Eight years after their last battle, Chucky is back to face Andy (Justin Whalin).
Now a teen at a military academy, Andy has to dodge real bullets instead of rubber ones.
Writer Don Mancini said he was running out of ideas around the third entry, and you can feel it.
But while this entry does feel the most threadbare of the series so far, there is a lot of interesting ideas here.
For one thing, the movie does not look like a quick cash-in. It looks slick, and the main title sequence - showing Chucky’s blood mixing into the mould of a new doll - is fantastic.
The military academy setting fits Andy’s precarious place in the previous movies, as society tries to make him fit by locking him away.

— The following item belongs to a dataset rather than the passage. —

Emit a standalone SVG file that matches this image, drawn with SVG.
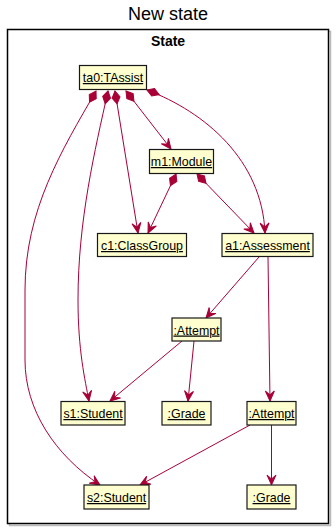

Since this film takes place eight years later, Alex Vincent could not return so Andy is now played by Justin Whalin - he is solid in the role, and is particularly well-cast for this entry.
The film wants to be about kids trying to play at a specific kind of masculinity, and Whalin projects a softness and empathy that - whether technique or just natural affect - creates a clash that works for this theme.
This clash between Andy and the bullies at the camp is all about gender roles. As with the previous films, Andy is mentored by a more mature woman, Kristin (Perrey Reeves) who has mastered this environment, and is able to help him overcome these forces without losing himself.
As for his nemesis, Chucky is more of an evil trickster here. It feels like Don Mancini teeing up the wilder antics the the ginger terror would get up to in later movies. Shipping himself to camp, sneaking about the place with impunity - this movie is a showcase for its villain.
He even uses the war games against the students, swapping out the bullets for one of the teams.
The third act has some inventive touches - the setting in a haunted house/roller coaster is eye catching - but there is something missing from the showdown - a catharsis, a sense of some kind of deeper change in Andy, that is missing.
This is the first film where he has to save everyone by himself - proving that he is no longer a child who needs to be rescued.
It does not feel like a final instalment - nothing in the film teases another film, but it does not feel like we are saying goodbye to Chucky or Andy.